If you’ve ever walked into a bank with a problem, you already know the difference between “customer service” and customer success. Customer service is the polite version of triage. Someone promises to “look into it.” Customer success is what happens when you don’t have to call back three times.
That’s the difference Table Rock Community Bank is aiming for with a culture built around one internal principle: (seek to serve). It’s not a slogan. It’s their culture. When someone walks in, the goal isn’t to route them to the “right person.” The goal is to take ownership, find the root of the issue, and get them to a real solution.
Haylee Clayton, a Corporate Services Officer in Springfield, says that’s how trust gets built, through follow-through. It’s by them knowing that you’re going to go an extra mile for them,” she said. Keeping customers from having to come back again and again for the same problem wearing a different label.

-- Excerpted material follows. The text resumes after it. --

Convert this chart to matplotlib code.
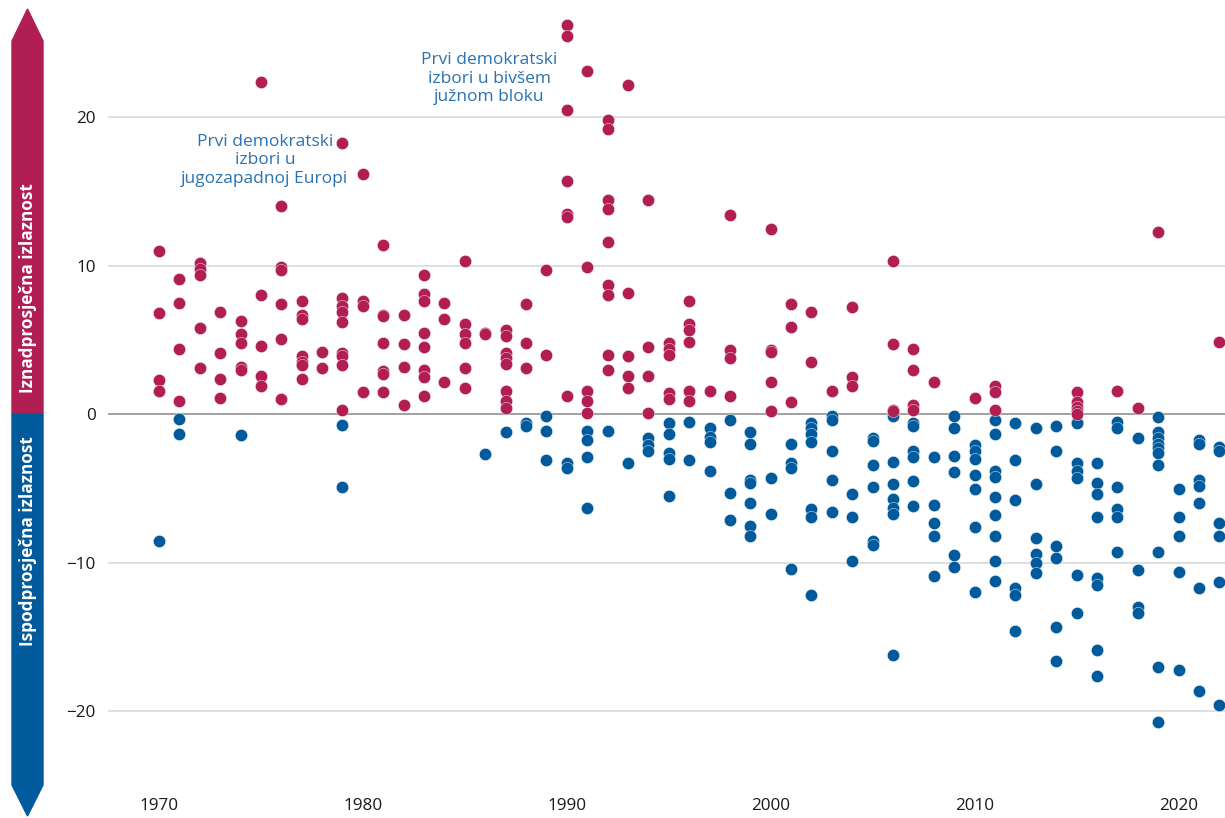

Commercial Loan Officer Isaac Lasater says that mindset has to be consistent across the whole team. “Regardless of who you get ahold of, it’s going to be somebody that’s willing to help and find the solution,” he said. And that’s where the heart shows up, because banking isn’t just numbers. It’s life. Tight months, big decisions, and the days when something goes sideways, and you need someone steady on the other end.
Lasater shared a moment that says more than any mission statement: a customer walked in with nothing to transact, just needing to see some friendly faces after a rough day. That’s what community banking looks like when it’s done right. People don’t just leave with a transaction completed, they leave feeling taken care of. The relationship is real, the trust is earned, and someone is in their corner.